Dietmar struck a queenly pose and straightened his tiara.

"Because, Schatzi, rumour has it he is looking for a vife!" he giggled, camply.

"A wife! That cannot be, Dietmar! Everybody knows Prince Mandelson is .... "

Dietmar gave me an arch look. "Your point being?"

"He'll never look twice at you, Dietmar. You're too .... German."

The Teutonic Twat minced across the kitchen. "Haff you not seen Bruno? Er ist ein huge success, and he is only Austrian. I sink I vould make a wunderbar hausfrau" he primped. "I can kuchen, I can singen, I can ze trombone spielen UND I can ficken until ze cows home are coming. I vill make sure he notices me at ze party, I vill very lewd noise in his direction mit mein trombone be making."

"I think you mean LOUD noise."

"I know vot I said."


When he had flounced off, I took my feet off McButtons and threw another script on the fire. "Oh McButtons," I sighed. "We won't ever get a chance to meet the Prince."

"Bonnie Prince Peter ...." sniffed McButtons, "Fecking gorgeous so he is. I'd do him." I picked up a tarnished old trumpet and blew it, just to clear out the tubes. There was a puff of dust, a flash, a strong smell of Benson & Hedges, and a middle-aged woman in a slightly too short sparkly dress and fishnets teetered through the smoke in white stilettoes.

"Hello darlings," coughed Mrs Pouncer, straightening the sunglasses on her head. "I'm here to make your dreams come true. You SHALL go to the ball!"

She pronounced a few words in a strange tongue, it might have been Hebrew, and pointed her cigarette holder at a coal scuttle in the corner. "Boosh!" it transformed into a black stretch Merc. She then pointed her ciggie at the array of rusty instruments lined up for cleaning. "Whoosh!" they morphed, in a CGI fashion, into the UpTown Horns.


The Uptown Horns

"Now, get there before the KNOB and steal their thunder!" instructed Mrs Pouncer. McButtons and I looked at each other.

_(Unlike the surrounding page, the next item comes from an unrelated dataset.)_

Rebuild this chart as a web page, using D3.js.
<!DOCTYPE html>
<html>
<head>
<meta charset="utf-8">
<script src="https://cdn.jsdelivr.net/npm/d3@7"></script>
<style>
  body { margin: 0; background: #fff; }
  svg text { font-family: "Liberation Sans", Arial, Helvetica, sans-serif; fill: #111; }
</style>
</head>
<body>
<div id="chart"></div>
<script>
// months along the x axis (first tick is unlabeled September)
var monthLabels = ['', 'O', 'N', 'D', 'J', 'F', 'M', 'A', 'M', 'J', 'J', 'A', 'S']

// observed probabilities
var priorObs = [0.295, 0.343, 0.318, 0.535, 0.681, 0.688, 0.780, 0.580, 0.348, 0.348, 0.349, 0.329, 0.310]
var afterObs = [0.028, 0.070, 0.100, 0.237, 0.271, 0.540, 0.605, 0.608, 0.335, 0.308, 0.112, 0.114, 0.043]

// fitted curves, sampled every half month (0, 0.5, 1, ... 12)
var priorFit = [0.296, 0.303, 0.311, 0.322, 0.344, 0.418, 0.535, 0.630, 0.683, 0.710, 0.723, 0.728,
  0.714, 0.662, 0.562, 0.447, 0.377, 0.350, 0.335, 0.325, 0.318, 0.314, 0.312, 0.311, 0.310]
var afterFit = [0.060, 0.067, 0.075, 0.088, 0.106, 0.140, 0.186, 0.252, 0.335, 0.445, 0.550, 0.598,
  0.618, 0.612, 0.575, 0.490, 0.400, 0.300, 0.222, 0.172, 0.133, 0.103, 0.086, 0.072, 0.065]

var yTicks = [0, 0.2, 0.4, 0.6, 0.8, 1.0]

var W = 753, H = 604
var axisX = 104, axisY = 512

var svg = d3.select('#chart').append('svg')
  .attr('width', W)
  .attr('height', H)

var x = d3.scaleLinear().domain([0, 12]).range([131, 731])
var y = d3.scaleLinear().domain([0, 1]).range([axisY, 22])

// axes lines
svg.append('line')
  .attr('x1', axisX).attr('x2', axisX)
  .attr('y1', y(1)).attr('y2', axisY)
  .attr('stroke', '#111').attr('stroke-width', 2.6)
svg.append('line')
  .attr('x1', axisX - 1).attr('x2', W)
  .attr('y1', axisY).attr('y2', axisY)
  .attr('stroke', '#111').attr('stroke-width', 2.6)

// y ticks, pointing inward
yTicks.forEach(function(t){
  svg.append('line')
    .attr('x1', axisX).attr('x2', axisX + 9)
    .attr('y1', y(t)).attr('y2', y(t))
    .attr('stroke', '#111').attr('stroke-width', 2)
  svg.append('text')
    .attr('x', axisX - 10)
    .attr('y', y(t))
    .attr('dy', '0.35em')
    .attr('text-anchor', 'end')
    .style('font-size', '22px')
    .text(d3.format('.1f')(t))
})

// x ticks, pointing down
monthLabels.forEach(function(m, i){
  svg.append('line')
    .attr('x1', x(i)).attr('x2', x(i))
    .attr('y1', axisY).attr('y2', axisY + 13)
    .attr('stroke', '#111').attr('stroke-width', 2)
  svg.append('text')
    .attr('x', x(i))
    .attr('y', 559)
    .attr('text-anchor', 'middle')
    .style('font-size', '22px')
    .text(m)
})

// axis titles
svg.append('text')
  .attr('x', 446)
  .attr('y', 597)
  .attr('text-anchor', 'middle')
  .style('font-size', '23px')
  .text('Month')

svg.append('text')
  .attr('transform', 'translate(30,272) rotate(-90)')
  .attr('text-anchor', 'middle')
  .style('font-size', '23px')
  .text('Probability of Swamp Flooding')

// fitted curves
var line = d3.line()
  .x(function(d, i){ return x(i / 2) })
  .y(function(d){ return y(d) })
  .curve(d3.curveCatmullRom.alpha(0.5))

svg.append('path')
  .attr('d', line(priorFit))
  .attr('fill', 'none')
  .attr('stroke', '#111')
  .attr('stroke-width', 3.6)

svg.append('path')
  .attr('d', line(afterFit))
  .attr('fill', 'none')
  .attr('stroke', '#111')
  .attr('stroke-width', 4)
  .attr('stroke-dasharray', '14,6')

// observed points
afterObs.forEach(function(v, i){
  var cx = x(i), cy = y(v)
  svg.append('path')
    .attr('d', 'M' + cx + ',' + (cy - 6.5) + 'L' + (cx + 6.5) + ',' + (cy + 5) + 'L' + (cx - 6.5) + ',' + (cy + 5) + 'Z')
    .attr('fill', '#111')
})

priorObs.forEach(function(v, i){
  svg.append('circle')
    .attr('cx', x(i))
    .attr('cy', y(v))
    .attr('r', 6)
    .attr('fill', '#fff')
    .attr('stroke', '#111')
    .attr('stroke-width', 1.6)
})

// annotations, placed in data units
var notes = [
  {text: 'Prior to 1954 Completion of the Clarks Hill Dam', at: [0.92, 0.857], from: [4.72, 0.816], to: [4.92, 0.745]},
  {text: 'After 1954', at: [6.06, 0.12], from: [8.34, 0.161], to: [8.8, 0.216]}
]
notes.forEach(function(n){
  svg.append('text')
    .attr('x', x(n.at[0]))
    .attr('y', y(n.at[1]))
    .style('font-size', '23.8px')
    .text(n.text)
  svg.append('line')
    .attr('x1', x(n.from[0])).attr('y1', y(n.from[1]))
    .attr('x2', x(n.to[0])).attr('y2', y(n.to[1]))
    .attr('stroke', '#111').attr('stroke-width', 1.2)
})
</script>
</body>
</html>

"But we can't go to a ball dressed like this!" I cried. I was wearing my Polish cleaning-lady style headscarf and a winceyette nightgown, and McButtons was still dressed as the Artful Dodger from a previous gig.

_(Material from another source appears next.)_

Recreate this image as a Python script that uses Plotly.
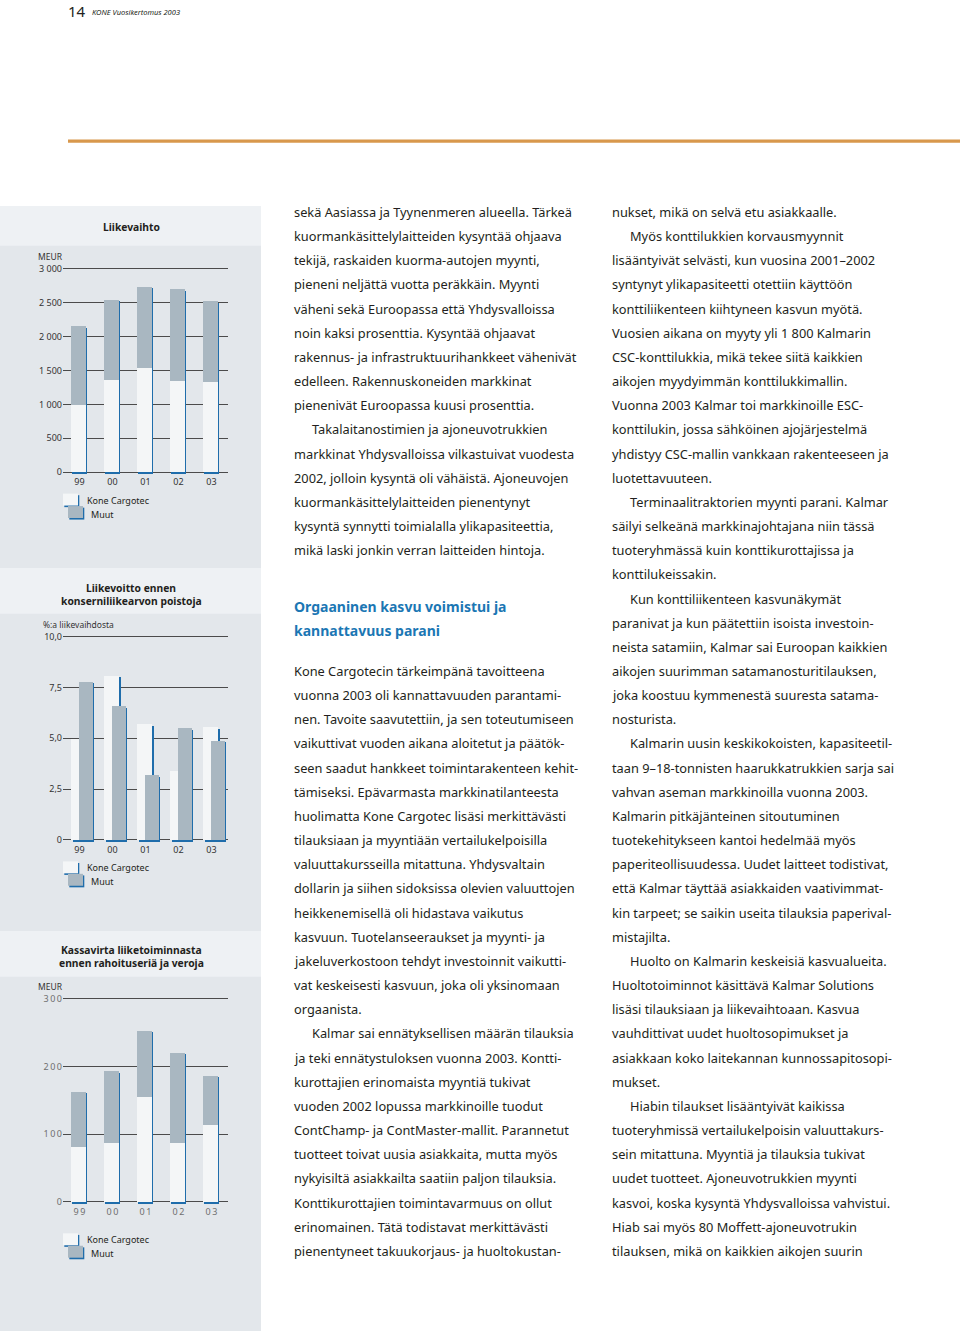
import plotly.graph_objects as go

W, H = 960, 1334

# ---- data ----
vuodet = ["99", "00", "01", "02", "03"]

liikevaihto_kc = [998, 1356, 1542, 1341, 1331]
liikevaihto_muut = [1155, 1189, 1199, 1361, 1194]

liikevoitto_kc = [5.0, 8.1, 5.7, 3.4, 5.55]
liikevoitto_muut = [7.8, 6.6, 3.2, 5.5, 4.9]

kassavirta_kc = [81, 87, 155, 88, 114]
kassavirta_muut = [82, 106, 98, 133, 73]

# body text, "\t" = indented first line of a paragraph
teksti_vasen_1 = [
    "sekä Aasiassa ja Tyynenmeren alueella. Tärkeä",
    "kuormankäsittelylaitteiden kysyntää ohjaava",
    "tekijä, raskaiden kuorma-autojen myynti,",
    "pieneni neljättä vuotta peräkkäin. Myynti",
    "väheni sekä Euroopassa että Yhdysvalloissa",
    "noin kaksi prosenttia. Kysyntää ohjaavat",
    "rakennus- ja infrastruktuurihankkeet vähenivät",
    "edelleen. Rakennuskoneiden markkinat",
    "pienenivät Euroopassa kuusi prosenttia.",
    "\tTakalaitanostimien ja ajoneuvotrukkien",
    "markkinat Yhdysvalloissa vilkastuivat vuodesta",
    "2002, jolloin kysyntä oli vähäistä. Ajoneuvojen",
    "kuormankäsittelylaitteiden pienentynyt",
    "kysyntä synnytti toimialalla ylikapasiteettia,",
    "mikä laski jonkin verran laitteiden hintoja.",
]
otsikko = ["Orgaaninen kasvu voimistui ja", "kannattavuus parani"]
teksti_vasen_2 = [
    "Kone Cargotecin tärkeimpänä tavoitteena",
    "vuonna 2003 oli kannattavuuden parantami-",
    "nen. Tavoite saavutettiin, ja sen toteutumiseen",
    "vaikuttivat vuoden aikana aloitetut ja päätök-",
    "seen saadut hankkeet toimintarakenteen kehit-",
    "tämiseksi. Epävarmasta markkinatilanteesta",
    "huolimatta Kone Cargotec lisäsi merkittävästi",
    "tilauksiaan ja myyntiään vertailukelpoisilla",
    "valuuttakursseilla mitattuna. Yhdysvaltain",
    "dollarin ja siihen sidoksissa olevien valuuttojen",
    "heikkenemisellä oli hidastava vaikutus",
    "kasvuun. Tuotelanseeraukset ja myynti- ja",
    "jakeluverkostoon tehdyt investoinnit vaikutti-",
    "vat keskeisesti kasvuun, joka oli yksinomaan",
    "orgaanista.",
    "\tKalmar sai ennätyksellisen määrän tilauksia",
    "ja teki ennätystuloksen vuonna 2003. Kontti-",
    "kurottajien erinomaista myyntiä tukivat",
    "vuoden 2002 lopussa markkinoille tuodut",
    "ContChamp- ja ContMaster-mallit. Parannetut",
    "tuotteet toivat uusia asiakkaita, mutta myös",
    "nykyisiltä asiakkailta saatiin paljon tilauksia.",
    "Konttikurottajien toimintavarmuus on ollut",
    "erinomainen. Tätä todistavat merkittävästi",
    "pienentyneet takuukorjaus- ja huoltokustan-",
]
teksti_oikea = [
    "nukset, mikä on selvä etu asiakkaalle.",
    "\tMyös konttilukkien korvausmyynnit",
    "lisääntyivät selvästi, kun vuosina 2001–2002",
    "syntynyt ylikapasiteetti otettiin käyttöön",
    "konttiliikenteen kiihtyneen kasvun myötä.",
    "Vuosien aikana on myyty yli 1 800 Kalmarin",
    "CSC-konttilukkia, mikä tekee siitä kaikkien",
    "aikojen myydyimmän konttilukkimallin.",
    "Vuonna 2003 Kalmar toi markkinoille ESC-",
    "konttilukin, jossa sähköinen ajojärjestelmä",
    "yhdistyy CSC-mallin vankkaan rakenteeseen ja",
    "luotettavuuteen.",
    "\tTerminaalitraktorien myynti parani. Kalmar",
    "säilyi selkeänä markkinajohtajana niin tässä",
    "tuoteryhmässä kuin konttikurottajissa ja",
    "konttilukeissakin.",
    "\tKun konttiliikenteen kasvunäkymät",
    "paranivat ja kun päätettiin isoista investoin-",
    "neista satamiin, Kalmar sai Euroopan kaikkien",
    "aikojen suurimman satamanosturitilauksen,",
    "joka koostuu kymmenestä suuresta satama-",
    "nosturista.",
    "\tKalmarin uusin keskikokoisten, kapasiteetil-",
    "taan 9–18-tonnisten haarukkatrukkien sarja sai",
    "vahvan aseman markkinoilla vuonna 2003.",
    "Kalmarin pitkäjänteinen sitoutuminen",
    "tuotekehitykseen kantoi hedelmää myös",
    "paperiteollisuudessa. Uudet laitteet todistivat,",
    "että Kalmar täyttää asiakkaiden vaativimmat-",
    "kin tarpeet; se saikin useita tilauksia paperival-",
    "mistajilta.",
    "\tHuolto on Kalmarin keskeisiä kasvualueita.",
    "Huoltotoiminnot käsittävä Kalmar Solutions",
    "lisäsi tilauksiaan ja liikevaihtoaan. Kasvua",
    "vauhdittivat uudet huoltosopimukset ja",
    "asiakkaan koko laitekannan kunnossapitosopi-",
    "mukset.",
    "\tHiabin tilaukset lisääntyivät kaikissa",
    "tuoteryhmissä vertailukelpoisin valuuttakurs-",
    "sein mitattuna. Myyntiä ja tilauksia tukivat",
    "uudet tuotteet. Ajoneuvotrukkien myynti",
    "kasvoi, koska kysyntä Yhdysvalloissa vahvistui.",
    "Hiab sai myös 80 Moffett-ajoneuvotrukin",
    "tilauksen, mikä on kaikkien aikojen suurin",
]

# ---- style ----
FONT = "Noto Sans"
INK = "#231f20"
WHITE_BAR = "#f4f6f7"
GREY_BAR = "#a9b7c1"
BLUE = "#1f6dab"
PANEL = "#e3e7eb"
PANEL_HEAD = "#eef1f4"
GRID = "#4b4b4b"


def px(x):
    return x / W


def py(y):
    return 1 - y / H


X0, X1 = 63, 228          # plot area of the small charts (px)
CAT = (X1 - X0) / 5       # px per category
DX = 1.3 / CAT            # shadow shift right, axis units

fig = go.Figure()
shapes = []
ann = []


def add_axes(n, zero_px, top_px, top_val, tickvals, ticktext, tickcolor):
    ppu = (zero_px - top_px) / top_val
    sfx = "" if n == 1 else str(n)
    fig.layout["xaxis" + sfx] = dict(
        domain=[px(X0), px(X1)], range=[-0.5, 4.5], anchor="y" + sfx,
        tickvals=list(range(5)), ticktext=ticktext[0], showgrid=False,
        zeroline=False, showline=False, ticks="",
        tickfont=dict(family=FONT, size=9, color=tickcolor), fixedrange=True)
    # a little room above the top gridline so that it is drawn
    fig.layout["yaxis" + sfx] = dict(
        domain=[py(zero_px + 3), py(top_px - 3)], range=[-3 / ppu, top_val + 3 / ppu],
        anchor="x" + sfx, tickvals=tickvals, ticktext=ticktext[1],
        showgrid=True, gridcolor=GRID, gridwidth=1, zeroline=False,
        showline=False, ticks="",
        tickfont=dict(family=FONT, size=9, color=tickcolor), fixedrange=True)
    return ppu


def stacked(n, kc, muut, ppu):
    sfx = "" if n == 1 else str(n)
    dy = 1.6 / ppu
    total = [a + b for a, b in zip(kc, muut)]
    off, wid = -0.26, 0.455
    xs = list(range(5))
    fig.add_trace(go.Bar(x=xs, y=total, base=[-dy] * 5, offset=off + DX, width=wid,
                         marker=dict(color=BLUE, line_width=0),
                         xaxis="x" + sfx, yaxis="y" + sfx))
    fig.add_trace(go.Bar(x=xs, y=kc, base=[0] * 5, offset=off, width=wid,
                         marker=dict(color=WHITE_BAR, line_width=0), name="Kone Cargotec",
                         xaxis="x" + sfx, yaxis="y" + sfx))
    fig.add_trace(go.Bar(x=xs, y=muut, base=kc, offset=off, width=wid,
                         marker=dict(color=GREY_BAR, line_width=0), name="Muut",
                         xaxis="x" + sfx, yaxis="y" + sfx))


def grouped(n, kc, muut, ppu):
    sfx = "" if n == 1 else str(n)
    dy = 1.6 / ppu
    xs = list(range(5))
    for vals, off, wid, col in [(kc, -0.25, 0.455, WHITE_BAR), (muut, -0.03, 0.44, GREY_BAR)]:
        fig.add_trace(go.Bar(x=xs, y=vals, base=[-dy] * 5, offset=off + DX, width=wid,
                             marker=dict(color=BLUE, line_width=0),
                             xaxis="x" + sfx, yaxis="y" + sfx))
        fig.add_trace(go.Bar(x=xs, y=vals, base=[0] * 5, offset=off, width=wid,
                             marker=dict(color=col, line_width=0),
                             xaxis="x" + sfx, yaxis="y" + sfx))


def legend(zero_px, dy):
    top = zero_px + dy
    for (x0, y0, col) in [(63, top, WHITE_BAR), (68, top + 12.5, GREY_BAR)]:
        shapes.append(dict(type="rect", xref="paper", yref="paper", layer="above",
                           x0=px(x0 + 1.3), x1=px(x0 + 16.3), y0=py(y0 + 1.6), y1=py(y0 + 13.6),
                           fillcolor=BLUE, line_width=0))
        shapes.append(dict(type="rect", xref="paper", yref="paper", layer="above",
                           x0=px(x0), x1=px(x0 + 15), y0=py(y0), y1=py(y0 + 12),
                           fillcolor=col, line_width=0))
    ann.append(dict(text="Kone Cargotec", x=px(85), y=py(top + 6.5)))
    ann.append(dict(text="Muut", x=px(89), y=py(top + 20.5)))


def spaced(s):
    return "\u2009".join(s)


# chart 1: Liikevaihto
ppu1 = add_axes(1, 470.7, 266.3, 3000, [0, 500, 1000, 1500, 2000, 2500, 3000],
                (vuodet, ["0", "500", "1 000", "1 500", "2 000", "2 500", "3 000"]), "#333333")
stacked(1, liikevaihto_kc, liikevaihto_muut, ppu1)
legend(470.7, 21.5)

# chart 2: Liikevoitto
ppu2 = add_axes(2, 840.4, 636.0, 10, [0, 2.5, 5, 7.5, 10],
                (vuodet, ["0", "2,5", "5,0", "7,5", "10,0"]), "#333333")
grouped(2, liikevoitto_kc, liikevoitto_muut, ppu2)
legend(840.4, 21.5)

# chart 3: Kassavirta
ppu3 = add_axes(3, 1204.3, 1000.0, 300, [0, 100, 200, 300],
                ([spaced(v) for v in vuodet], ["0", spaced("100"), spaced("200"), spaced("300")]),
                "#6f6f6f")
stacked(3, kassavirta_kc, kassavirta_muut, ppu3)
legend(1204.3, 31.5)

# left panel background
shapes.insert(0, dict(type="rect", xref="paper", yref="paper", layer="below",
                      x0=0, x1=px(261), y0=0, y1=py(203), fillcolor=PANEL, line_width=0))
for y0, y1 in [(203, 243), (567, 613), (932, 978)]:
    shapes.insert(1, dict(type="rect", xref="paper", yref="paper", layer="below",
                          x0=0, x1=px(261), y0=py(y1), y1=py(y0), fillcolor=PANEL_HEAD, line_width=0))
# orange rule
shapes.append(dict(type="rect", xref="paper", yref="paper", layer="below",
                   x0=px(68), x1=1, y0=py(139.5), y1=py(136.3), fillcolor="#d8984c", line_width=0))

for a in ann:
    a.update(xref="paper", yref="paper", xanchor="left", yanchor="middle", showarrow=False,
             font=dict(family=FONT, size=9, color=INK))

# chart titles and unit labels
for txt, y in [("Liikevaihto", 224), ("Liikevoitto ennen", 587), ("konserniliikearvon poistoja", 600.5),
               ("Kassavirta liiketoiminnasta", 951), ("ennen rahoituseriä ja veroja", 964.5)]:
    ann.append(dict(text="<b>" + txt + "</b>", x=px(131), y=py(y), xref="paper", yref="paper",
                    xanchor="center", yanchor="middle", showarrow=False,
                    font=dict(family=FONT, size=10.3, color=INK)))
for txt, x, y in [("MEUR", 36, 254), ("%:a liikevaihdosta", 41, 623.5), ("MEUR", 36, 987.5)]:
    ann.append(dict(text=txt, x=px(x), y=py(y), xref="paper", yref="paper",
                    xanchor="left", yanchor="middle", showarrow=False,
                    font=dict(family=FONT, size=8.5, color="#333333")))

# page header
ann.append(dict(text="14", x=px(66), y=py(7), xref="paper", yref="paper", xanchor="left",
                yanchor="middle", showarrow=False, font=dict(family=FONT, size=15, color=INK)))
ann.append(dict(text="<i>KONE Vuosikertomus 2003</i>", x=px(90), y=py(8.5), xref="paper", yref="paper",
                xanchor="left", yanchor="middle", showarrow=False,
                font=dict(family=FONT, size=7.5, color=INK)))

# body text columns
LINE0, STEP = 209, 24.29


def column(lines, x, first_index):
    for i, line in enumerate(lines):
        ind = 18 if line.startswith("\t") else 0
        ann.append(dict(text=line.strip("\t"), x=px(x + ind), y=py(LINE0 + (first_index + i) * STEP),
                        xref="paper", yref="paper", xanchor="left", yanchor="middle",
                        showarrow=False, font=dict(family=FONT, size=12.8, color=INK)))


column(teksti_vasen_1, 291.5, 0)
column(teksti_vasen_2, 291.5, 19)
column(teksti_oikea, 609.5, 0)
for txt, y in zip(otsikko, [606, 630]):
    ann.append(dict(text="<b>" + txt + "</b>", x=px(291.5), y=py(y), xref="paper", yref="paper",
                    xanchor="left", yanchor="middle", showarrow=False,
                    font=dict(family=FONT, size=14, color="#1b77b4")))

fig.update_layout(
    width=W, height=H, margin=dict(l=0, r=0, t=0, b=0),
    paper_bgcolor="white", plot_bgcolor="rgba(0,0,0,0)",
    barmode="overlay", bargap=0, showlegend=False,
    shapes=shapes, annotations=ann,
)

fig.write_html("out.html", config={"displayModeBar": False},
               post_script="document.body.style.margin='0';document.body.style.overflow='hidden';")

Mrs Pouncer apologised for the oversight, and waved her wand at us absently before starting to fade. Suddenly I was dressed head to foot in turquoise Max Mara and McButtons was in the full sporran.



The invitation card was addressed to "Dame W. Twanky" but anyone can make a mistake


McButtons ready to do the Gay Gordons


Mrs Pouncer popping out for some fags yesterday


"Milady?" said McButtons in a very poor attempt at a Cockney accent, opening the rear door of the limo.

"Thank you, Parker," I breathed in my best imitation of Mrs Pouncer, and stepped inside, followed by my new band along with their instruments. "Awfully nice of you chaps to help out," I thanked them.

"That's OK ma'am, Mick and the boys laid us off for the winter."

McButtons got behind the wheel and the limo glided off under its own steam, which was handy, as he can't drive. Mrs Pouncer materialized once more.

"Darlings, I'd forget my head if it wasn't screwed on,
it's all the temazepam. I forgot to tell you to be home before .... oh dammit, where have they gone?"



TO BE CONTINUED



* Kurt Nachtnebel Oompah Band

Thursday, December 31

A TRUE FAIRY TALE OF NEW YORK




Many a New Year's Eve, when Vera Slapp and I were teenagers, our grandmother would tell us this salutary tale of her time in New York :


"Your Grandpa Harridan was a terror, a bootlegger, a boozer, a wifebeater and a cheat. That Christmas of 1921 had been the worst ever. He had been drunk all over the holiday, he had spent all the money, there had been no Christmas dinner and no toys for the children. Evie was two and a half, Teddy was just a baby. I had shivered in that old tenement on Amsterdam Avenue (now the Lincoln Center!) trying to keep the children warm while he had been out enjoying himself with his pals and floozies since Christmas Eve.

"Just after midnight the door burst open, and in he staggered, drunk as a lord. I positioned myself between him and the children. However I needn't have worried. He didn't even look at me. He staggered into the bedroom where I heard him pulling off his boots and throwing them on the floor. He threw open the sash window and the noise of revellers bringing in the New Year drifted up from the street four floors below. Suddenly the sound of an alarm clock burst through the muffled crowd noises. I moved nearer to the bedroom door so I could see what was happening.

"He was leaning out of the sash window, with the ringing alarm clock in his hand, shouting "Happy New Year!" over and over again in that weird Scots-Irish-American accent he had. His boots lay on the floor, and as he leaned forward he balanced on the windowledge, one of his stockinged feet waving in the air. As I looked at him, right then, I thought, I thought I could tip his other leg up ... right now .... nobody would ever know ....."

"And why didn't you do it, Nana?" we would ask disingenuously, already knowing the answer. She used to look at us both with love, and answer:

"Because if I had, I would never have had you, Daphne, or you, Vera." she replied, and then, softly, as an afterthought, "and I would have had it on my conscience for the rest of my life."






Mind how you go. Whether you are going out or staying in, I wish you a peaceful transition into the new year, and most of what you wish for in 2010. I've greatly enjoyed your company in the last 12 months, I've loved reading your blogs and I've had the added bonus of meeting some of you. I hope for more of the same in the coming year and may all your outages be little ones. I will be with you again in 2010.